In a DiD approach you have some units that affected by treatment (NJ) and some units that are not (PA). You then calculate the difference in the outcome (employment) before and after treatment for the treated group \(\Delta_t\), and the difference in the outcome before and after treatment for the control group \(\Delta_c\), the treatment effect estimate is the difference in those differences \(\Delta_t - \Delta_c\).
Here is that that looks like visually (this is a general stylized example, not the results for the NJ minimum wage example.)

This is what the observed data would look like. The line on the bottom is the control group and the line on the top is the treatment group. We have measures for the outcome for each group in each time period. Obviously, the treatment group is a much different case then the control group. The outcome of interest is always higher in this treatment group compared to the control group, so a “straight” comparison would likely be confounded.

This second image visualizes what we are doing with DiD. The way that we make use of the control group is through the Parallel Trends Assumption. We assume that the trend in the control group is indicative of what would have happened in the treatment group if it had not been treated. The slope of the dotted line is the same as the slope in the control group. In other words, our counterfactual for what would have happened in the treated group absent treatment is just the change in outcome in the control group.
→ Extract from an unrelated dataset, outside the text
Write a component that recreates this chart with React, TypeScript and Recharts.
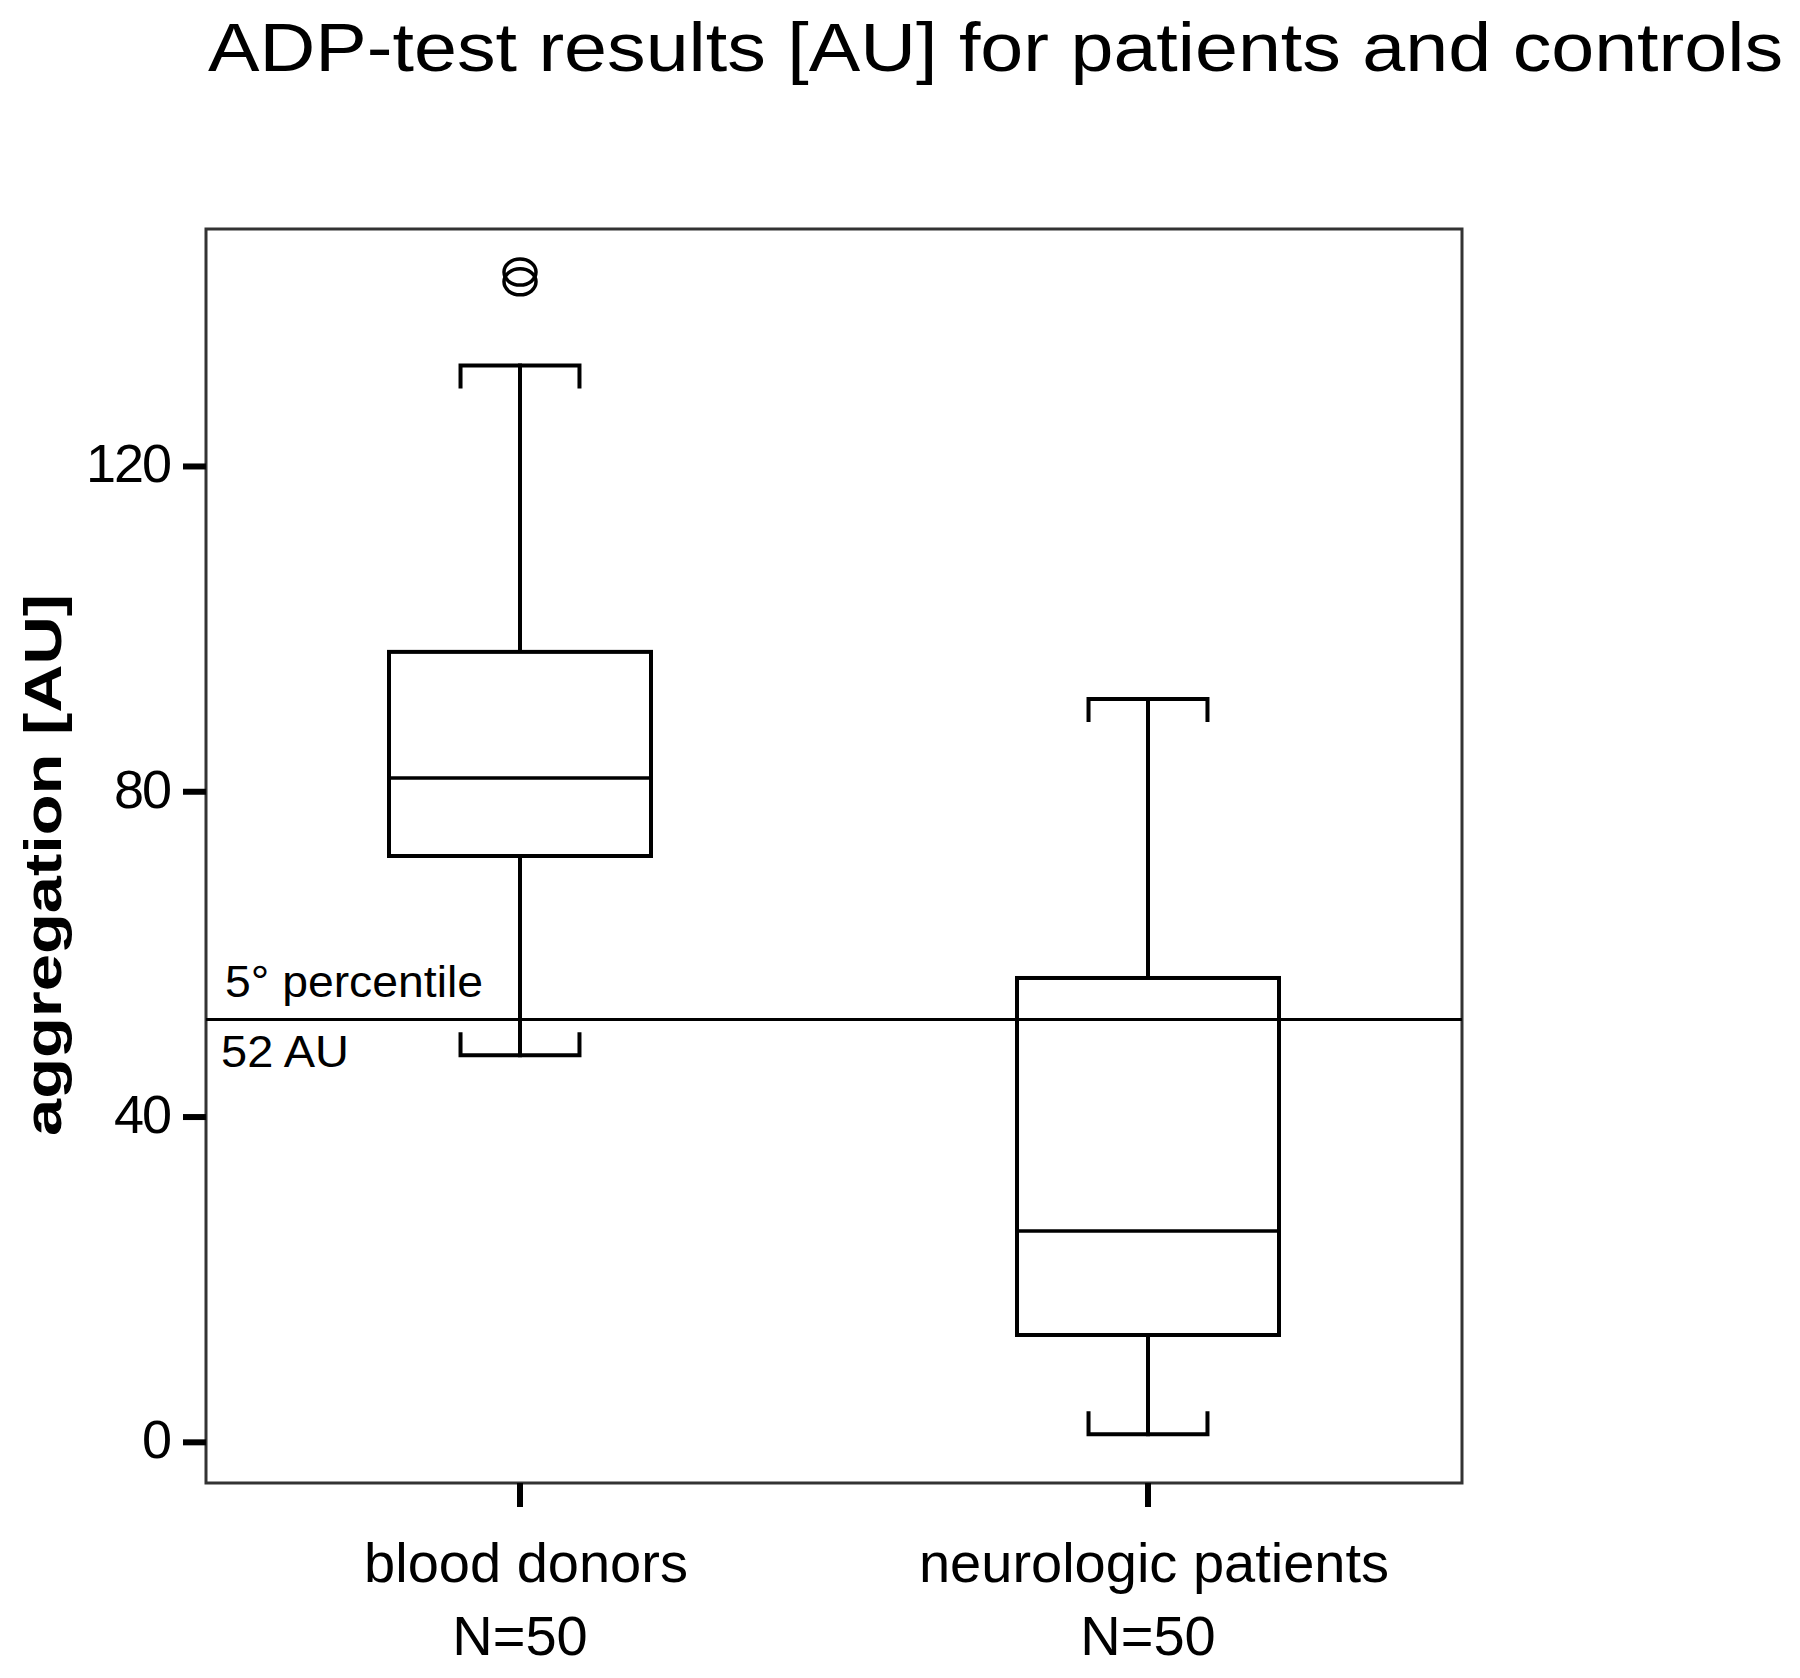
import React from "react";
import {
  Bar,
  ComposedChart,
  Customized,
  ReferenceArea,
  ReferenceDot,
  ReferenceLine,
  XAxis,
  YAxis,
} from "recharts";

// values (AU)
const groups = ["blood donors", "neurologic patients"];
const counts = [50, 50];
const whiskerLow = [47.6, 1.0];
const q1 = [72.1, 13.2];
const median = [81.7, 26.0];
const q3 = [97.2, 57.1];
const whiskerHigh = [132.4, 91.4];

const outlierGroups = ["blood donors", "blood donors"];
const outlierValues = [143.9, 142.7];

const yTicks = [0, 40, 80, 120];
const yDomain = [-5, 149.2];
const cutoff = 52;

const FONT = "'Liberation Sans', Arial, sans-serif";
const INK = "#000";

const rows = groups.map((name, i) => ({
  name,
  n: counts[i],
  lo: whiskerLow[i],
  q1: q1[i],
  med: median[i],
  q3: q3[i],
  hi: whiskerHigh[i],
  box: [q1[i], q3[i]],
}));

/** box + whiskers, positioned from the bar's own q1..q3 geometry */
function BoxShape(props: any) {
  const { x, y, width, height, payload } = props;
  if (!payload) return null;
  const top = Math.min(y, y + height);
  const h = Math.abs(height);
  const unit = h / (payload.q3 - payload.q1);
  const toY = (v: number) => top + (payload.q3 - v) * unit;
  const cx = x + width / 2;
  const capHalf = width * 0.227;
  const serif = 21;
  const yHi = toY(payload.hi);
  const yLo = toY(payload.lo);
  const yMed = toY(payload.med);
  const common = { stroke: INK, strokeWidth: 4, fill: "none", strokeLinecap: "square" as const };
  return (
    <g>
      <line x1={cx} x2={cx} y1={yHi} y2={top} {...common} />
      <line x1={cx} x2={cx} y1={top + h} y2={yLo} {...common} />
      <path
        d={`M${cx - capHalf},${yHi + serif} L${cx - capHalf},${yHi} L${cx + capHalf},${yHi} L${cx + capHalf},${yHi + serif}`}
        {...common}
      />
      <path
        d={`M${cx - capHalf},${yLo - serif} L${cx - capHalf},${yLo} L${cx + capHalf},${yLo} L${cx + capHalf},${yLo - serif}`}
        {...common}
      />
      <rect x={x} y={top} width={width} height={h} fill="#fff" stroke={INK} strokeWidth={4} />
      <line x1={x} x2={x + width} y1={yMed} y2={yMed} stroke={INK} strokeWidth={3.5} />
    </g>
  );
}

function XTick(props: any) {
  const { x, y, payload } = props;
  const row = rows.find((r) => r.name === payload.value);
  return (
    <g fontFamily={FONT} fontSize={56} fill={INK}>
      <text x={x + 6} y={y + 73} textAnchor="middle">
        {payload.value}
      </text>
      <text x={x} y={y + 146} textAnchor="middle">
        N={row ? row.n : ""}
      </text>
    </g>
  );
}

function YTick(props: any) {
  const { x, y, payload } = props;
  return (
    <text x={x} y={y + 16} textAnchor="end" fontFamily={FONT} fontSize={54} letterSpacing={-2} fill={INK}>
      {payload.value}
    </text>
  );
}

function cutoffLabel(props: any) {
  const vb = props.viewBox || {};
  return (
    <g fontFamily={FONT} fontSize={44} fill={INK}>
      <text x={vb.x + 19} y={vb.y - 22} textLength={258} lengthAdjust="spacingAndGlyphs">
        5° percentile
      </text>
      <text x={vb.x + 15} y={vb.y + 48} textLength={128} lengthAdjust="spacingAndGlyphs">
        {cutoff} AU
      </text>
    </g>
  );
}

function Titles() {
  return (
    <g fontFamily={FONT} fill={INK}>
      <text x={208} y={71} fontSize={68} textLength={1575} lengthAdjust="spacingAndGlyphs">
        ADP-test results [AU] for patients and controls
      </text>
      <text
        x={61}
        y={865}
        fontSize={52}
        fontWeight="bold"
        textAnchor="middle"
        textLength={542}
        lengthAdjust="spacingAndGlyphs"
        transform="rotate(-90 61 865)"
      >
        aggregation [AU]
      </text>
    </g>
  );
}

export default function App() {
  return (
    <div style={{ position: "absolute", left: 0, top: 0, width: 1800, height: 1678, background: "#fff" }}>
      <ComposedChart
        width={1800}
        height={1678}
        data={rows}
        margin={{ top: 229, right: 338, bottom: 45, left: 86 }}
        barCategoryGap={0}
      >
        <ReferenceArea y1={yDomain[0]} y2={yDomain[1]} fill="none" stroke="#333" strokeWidth={3} />
        <XAxis
          dataKey="name"
          height={150}
          axisLine={false}
          tickSize={24}
          tickLine={{ stroke: INK, strokeWidth: 6 }}
          tick={<XTick />}
          interval={0}
        />
        <YAxis
          type="number"
          domain={yDomain}
          allowDataOverflow
          ticks={yTicks}
          width={120}
          axisLine={false}
          tickSize={23}
          tickMargin={13}
          tickLine={{ stroke: INK, strokeWidth: 6 }}
          tick={<YTick />}
        />
        <Bar dataKey="box" barSize={262} shape={<BoxShape />} isAnimationActive={false} />
        <ReferenceLine y={cutoff} stroke={INK} strokeWidth={3} label={cutoffLabel} />
        {outlierValues.map((v, i) => (
          <ReferenceDot
            key={i}
            x={outlierGroups[i]}
            y={v}
            r={12}
            shape={(p: any) => (
              <ellipse cx={p.cx} cy={p.cy} rx={16} ry={13} fill="none" stroke={INK} strokeWidth={3.5} />
            )}
          />
        ))}
        <Customized component={Titles} />
      </ComposedChart>
    </div>
  );
}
Our estimate of the effect is the real post-treatment value of the outcome for the treated group minus our counterfactual of what would have happened if the treatment group had followed the trajectory of the control group.
Let’s put some real numbers to this from the NJ minimum wage case:
These differences are the right differences but I don’t know the actual starting numbers for employment in these states so I’m just making those up….
| Before | After | |
|---|---|---|
| NJ | 93 | 90.84 |
| PA | 88 | 88.59 |
The employment rate in New Jersey before the minimum wage hike was 93%, and it was 90.84% after. The employment rate in Pennsylvania was 88% before New Jersey’s wage hike, and 88.59% after.
Pennsylvania changed by \(+.59\), so that’s what we are going to assume New Jersey would have changed by if they had not raised their minimum wage: \(93+.59 = 93.59\).
To get the effect we can compare that number to the observed number: \(90.84-93.59 = -2.75.\)
As discussed above, we can get this number more simply by just taking the difference in the differences: \((93-90.84)-(88-88.59)=-2.75\).
The estimated effect of the NJ minimum wage hike was to increase unemployment by about 2.75 points.
What do we have to assume in order to believe this estimate.
The key to this is believing that the trend in Pennsylvania is a good stand in for what would have happened in New Jersey had they not made the policy switch. This is not something that is possible to measure because it relies on counter factual thinking. The best that we can do (and this is what people do) is to examine the degree to which the treated and control groups were trending together in previous periods before the treatment. If the two groups are always in lock step up and and down (not necessarily at the same level, but following the same trends) then we can have more confidence that the trend in one group post-treatment is a good stand in for what the trend in the treatment group absent treatment.